Выбрать главу

То же самое, что и у Гофмана, экстатически-безумное выслеживание своего подлинного лица. "Кто я?" - вопль Гофмана-Тарковского из конца в конец жизни.

"Сталкер". 1979

Большинство писателей пишет всю жизнь одну и ту же книгу, перепевая вариативно самих себя, некий однажды природно "вылупившийся" текст-образ. Большинство кинорежиссеров снимает всю жизнь кино одного метода-качества - идет простое "пространственное" размножение. Тарковский совершал скачки, прыжки внутри самого себя. "Зеркалом" он определенно подвел некую черту; настолько, что в дневнике планировал бросить кино совсем и засесть за художественную прозу. Признавался, что лишь поток писем от зрителей побудил его продолжить трудиться в жанре, столь технологически запутанном, сложном и столь изнурявшем его. Шум кинопроизводства отвращал Тарковского, человека принципиально внутренне уединенного.

"...Он же вообще хотел какое-то совершенно другое кино делать, - вспоминала М. Чугунова. - Чтобы не было ни рамки экрана, ни двухмерного изображения (он голографией очень интересовался), ни сюжета, вообще ничего... У него была такая мечта: надеваешь специальный шлем - и все, что ты в этот момент представляешь себе, отпечатывается на пленке. Ему ужасно мешало, что кто-то делает что-то за него: стоит, например, за камерой. Или что-то еще. Некоторые операторы считали, что он не доверял оператору, ездил на тележке за него. Ну что он, Нюквисту не доверял, что ли? Но тоже ездил на тележке. Будь у него возможность, он бы все делал сам. В идеале он хотел бы быть один на один с пленкой. И даже без пленки, честно говоря..."

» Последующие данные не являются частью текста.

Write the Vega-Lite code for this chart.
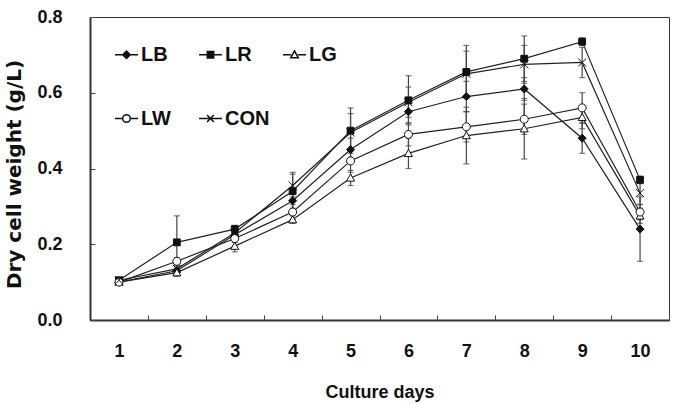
{
  "$schema": "https://vega.github.io/schema/vega-lite/v6.json",
  "width": 579,
  "height": 303,
  "autosize": {"type": "none"},
  "padding": {"left": 90, "top": 17, "right": 4, "bottom": 84},
  "background": "white",
  "view": {"stroke": "#333", "strokeWidth": 1},
  "config": {
    "font": "Liberation Sans",
    "axis": {"grid": false, "domainColor": "#333", "domainWidth": 2, "tickColor": "#444", "tickWidth": 1, "labelFont": "Liberation Sans", "labelFontWeight": "bold", "labelFontSize": 18, "labelColor": "#111", "titleFont": "Liberation Sans", "titleFontWeight": "bold", "titleFontSize": 18, "titleColor": "#111"}
  },
  "data": {"values": [
    {"day": 1, "series": "LB", "value": 0.100, "err": 0.005},
    {"day": 2, "series": "LB", "value": 0.130, "err": 0.010},
    {"day": 3, "series": "LB", "value": 0.225, "err": 0.010},
    {"day": 4, "series": "LB", "value": 0.315, "err": 0.020},
    {"day": 5, "series": "LB", "value": 0.450, "err": 0.030},
    {"day": 6, "series": "LB", "value": 0.550, "err": 0.030},
    {"day": 7, "series": "LB", "value": 0.590, "err": 0.040},
    {"day": 8, "series": "LB", "value": 0.610, "err": 0.030},
    {"day": 9, "series": "LB", "value": 0.480, "err": 0.040},
    {"day": 10, "series": "LB", "value": 0.240, "err": 0.085},
    {"day": 1, "series": "LR", "value": 0.105, "err": 0.005},
    {"day": 2, "series": "LR", "value": 0.205, "err": 0.070},
    {"day": 3, "series": "LR", "value": 0.240, "err": 0.010},
    {"day": 4, "series": "LR", "value": 0.340, "err": 0.050},
    {"day": 5, "series": "LR", "value": 0.500, "err": 0.060},
    {"day": 6, "series": "LR", "value": 0.580, "err": 0.065},
    {"day": 7, "series": "LR", "value": 0.655, "err": 0.070},
    {"day": 8, "series": "LR", "value": 0.690, "err": 0.060},
    {"day": 9, "series": "LR", "value": 0.735, "err": 0.010},
    {"day": 10, "series": "LR", "value": 0.370, "err": 0.010},
    {"day": 1, "series": "LG", "value": 0.100, "err": 0.005},
    {"day": 2, "series": "LG", "value": 0.125, "err": 0.010},
    {"day": 3, "series": "LG", "value": 0.195, "err": 0.015},
    {"day": 4, "series": "LG", "value": 0.265, "err": 0.010},
    {"day": 5, "series": "LG", "value": 0.375, "err": 0.020},
    {"day": 6, "series": "LG", "value": 0.440, "err": 0.040},
    {"day": 7, "series": "LG", "value": 0.487, "err": 0.075},
    {"day": 8, "series": "LG", "value": 0.505, "err": 0.080},
    {"day": 9, "series": "LG", "value": 0.535, "err": 0.030},
    {"day": 10, "series": "LG", "value": 0.275, "err": 0.020},
    {"day": 1, "series": "LW", "value": 0.100, "err": 0.005},
    {"day": 2, "series": "LW", "value": 0.155, "err": 0.010},
    {"day": 3, "series": "LW", "value": 0.215, "err": 0.010},
    {"day": 4, "series": "LW", "value": 0.285, "err": 0.020},
    {"day": 5, "series": "LW", "value": 0.420, "err": 0.030},
    {"day": 6, "series": "LW", "value": 0.490, "err": 0.030},
    {"day": 7, "series": "LW", "value": 0.510, "err": 0.040},
    {"day": 8, "series": "LW", "value": 0.530, "err": 0.040},
    {"day": 9, "series": "LW", "value": 0.560, "err": 0.040},
    {"day": 10, "series": "LW", "value": 0.285, "err": 0.020},
    {"day": 1, "series": "CON", "value": 0.105, "err": 0.005},
    {"day": 2, "series": "CON", "value": 0.135, "err": 0.010},
    {"day": 3, "series": "CON", "value": 0.230, "err": 0.010},
    {"day": 4, "series": "CON", "value": 0.355, "err": 0.030},
    {"day": 5, "series": "CON", "value": 0.495, "err": 0.050},
    {"day": 6, "series": "CON", "value": 0.575, "err": 0.040},
    {"day": 7, "series": "CON", "value": 0.650, "err": 0.060},
    {"day": 8, "series": "CON", "value": 0.675, "err": 0.050},
    {"day": 9, "series": "CON", "value": 0.680, "err": 0.040},
    {"day": 10, "series": "CON", "value": 0.335, "err": 0.030}
  ]},
  "encoding": {
    "x": {"field": "day", "type": "ordinal", "scale": {"paddingInner": 0, "paddingOuter": 0},
      "axis": {"title": "Culture days", "labelAngle": 0, "tickBand": "extent", "tickSize": -5, "labelPadding": 27, "titlePadding": 23}},
    "y": {"field": "value", "type": "quantitative", "scale": {"domain": [0, 0.8], "nice": false},
      "axis": {"title": "Dry cell weight (g/L)", "values": [0, 0.2, 0.4, 0.6, 0.8], "format": ".1f", "tickSize": -5, "labelPadding": 33, "titleFont": "DejaVu Sans", "titleFontSize": 20, "titlePadding": 12, "titleY": 157}}
  },
  "layer": [
    {"mark": {"type": "line", "color": "#222", "strokeWidth": 1.2}, "encoding": {"detail": {"field": "series"}}},
    {"mark": {"type": "errorbar", "ticks": {"size": 6}, "color": "#444", "thickness": 1.2}, "encoding": {"yError": {"field": "err"}, "detail": {"field": "series"}}},
    {"mark": {"type": "point", "filled": true, "size": 64, "stroke": "#111", "strokeWidth": 1, "opacity": 1},
      "encoding": {
        "shape": {"field": "series", "type": "nominal", "legend": null, "scale": {"domain": ["LB", "LR", "LG", "LW", "CON"], "range": ["M0,-1L1,0L0,1L-1,0Z", "M-0.85,-0.85H0.85V0.85H-0.85Z", "M0,-1L1,0.8H-1Z", "M1,0A1,1 0 1,1 -1,0A1,1 0 1,1 1,0Z", "M-1,-1L1,1M-1,1L1,-1"]}},
        "fill": {"field": "series", "type": "nominal", "legend": null, "scale": {"domain": ["LB", "LR", "LG", "LW", "CON"], "range": ["#111", "#111", "#fff", "#fff", "#111"]}}
      }},
    {"mark": {"type": "point", "filled": true, "opacity": 0},
      "encoding": {
        "shape": {"field": "series", "type": "nominal", "scale": {"domain": ["LB", "LR", "LG", "LW", "CON"], "range": ["M-1,0H1M0,-0.33L0.33,0L0,0.33L-0.33,0Z", "M-1,0H1M-0.28,-0.28H0.28V0.28H-0.28Z", "M-1,0H-0.3M0.3,0H1M0,-0.33L0.33,0.27H-0.33Z", "M-1,0H-0.33M0.33,0H1M0.33,0A0.33,0.33 0 1,1 -0.33,0A0.33,0.33 0 1,1 0.33,0Z", "M-1,0H1M-0.3,-0.3L0.3,0.3M-0.3,0.3L0.3,-0.3"]},
          "legend": {"title": null, "orient": "none", "legendX": 24, "legendY": 25, "direction": "horizontal", "columns": 3, "gridAlign": "all", "columnPadding": 10, "rowPadding": 41, "padding": 0, "symbolSize": 529, "symbolStrokeWidth": 1.5, "symbolStrokeColor": "#111", "symbolOpacity": 1, "labelFont": "Liberation Sans", "labelFontWeight": "bold", "labelFontSize": 20, "labelColor": "#111", "labelOffset": 2,
            "encode": {"symbols": {"update": {"stroke": {"value": "#111"}, "strokeWidth": {"value": 1.5}, "opacity": {"value": 1}, "strokeOpacity": {"value": 1}}}}}},
        "fill": {"field": "series", "type": "nominal", "scale": {"domain": ["LB", "LR", "LG", "LW", "CON"], "range": ["#111", "#111", "#fff", "#fff", "#111"]},
          "legend": {"title": null, "orient": "none", "legendX": 24, "legendY": 25, "direction": "horizontal", "columns": 3, "gridAlign": "all", "columnPadding": 10, "rowPadding": 41, "padding": 0, "symbolSize": 529, "symbolStrokeWidth": 1.5, "symbolStrokeColor": "#111", "symbolOpacity": 1, "labelFont": "Liberation Sans", "labelFontWeight": "bold", "labelFontSize": 20, "labelColor": "#111", "labelOffset": 2,
            "encode": {"symbols": {"update": {"stroke": {"value": "#111"}, "strokeWidth": {"value": 1.5}, "opacity": {"value": 1}, "strokeOpacity": {"value": 1}}}}}}
      }}
  ],
  "resolve": {"scale": {"shape": "independent", "fill": "independent"}}
}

Тарковский сказал однажды, что, когда кино уйдет из-под власти денег (в смысле производственных затрат), когда будет изобретен некий волшебный материал для автора фильма (подобно тому, как есть перо и бумага у поэта, краска и холст у художника, резец и мрамор у скульптора), вот "тогда кино станет первым искусством, а его муза - царицей всех других". Он мечтал о кинопроизводстве как чистой, беспримесной поэзии.

Тарковский много раз менялся, однако мало кто, а может быть, и вообще никто этого не заметил*.

* Ср. перемены в ментальности, в "психической мускулатуре" и пластике его лица за четверть века, прошедших от "Иванова детства" до "Жертвоприношения". Изучая фотоснимки, мы видим, как сменяются вселенные, миры. В двадцать девять лет Тарковский на снимках еще совсем мальчик, ершистый и доверчиво-ласковый одновременно. После пятидесяти - это человек, словно бы пропеченный трагикой, прогретый всей горечью и всей мукой земных недостижимости. Мы видим на фотоснимках не одного человека, а людей четырех-пяти разных ментальных эпох. Нет старения, дряхления, как это обычно отмечают фотографические оттиски, есть трансформация.

Существует мнение, будто Тарковский "всю жизнь снимал одну картину". Это верно лишь в определенном смысле: его кинематограф словно бы Прорастает из одного зерна, из единого корня; это одно дерево с разными ветвями. И в то же время каждая новая ветвь вырастала все выше и выше от земли, все ближе к небу.

Окружение Тарковского интересовалось почти всецело проблемами художественного, то есть эстетического самовыражения. До отъезда Тарковского из России никто из писавших или говоривших о нем не замечал подлинной природы неослабевающей ностальгии его героев, тоскующих по невидимой материальными очами родине.

"Зеркалом" режиссер подвел под своим прошлым столь серьезную черту, что отказался от ряда привычно-эмблематичных вещей и "талисманов": не снял Огородникову, не снял яблоко и не снял лошадь. Вместо яблока в "Сталкере" - подгнивший апельсин возле кровати, вместо лошади - собака (перейдет в "Ностальгию"). Однако это внешнее. Глубинное - отказ от многообразия приемов и от смешения временных потоков. Устремленность к предельному аскетизму форм и средств, к "классицистическому" единству места, времени и действия. "В "Сталкере" мне хотелось, чтобы между монтажными склейками фильма не было временного разрыва. Я хотел, чтобы время и его текучесть обнаруживались и существовали внутри кадра..."

Соответственно и внешнее поведение Тарковского меняется: он становится все более сдержанным в общении, самоуглубленным, а порою отстраненно-недоверчивым и даже жестким. "Русские национальные черты", в частности пьянство, разгильдяйство и распущенность, перестают его умилять*.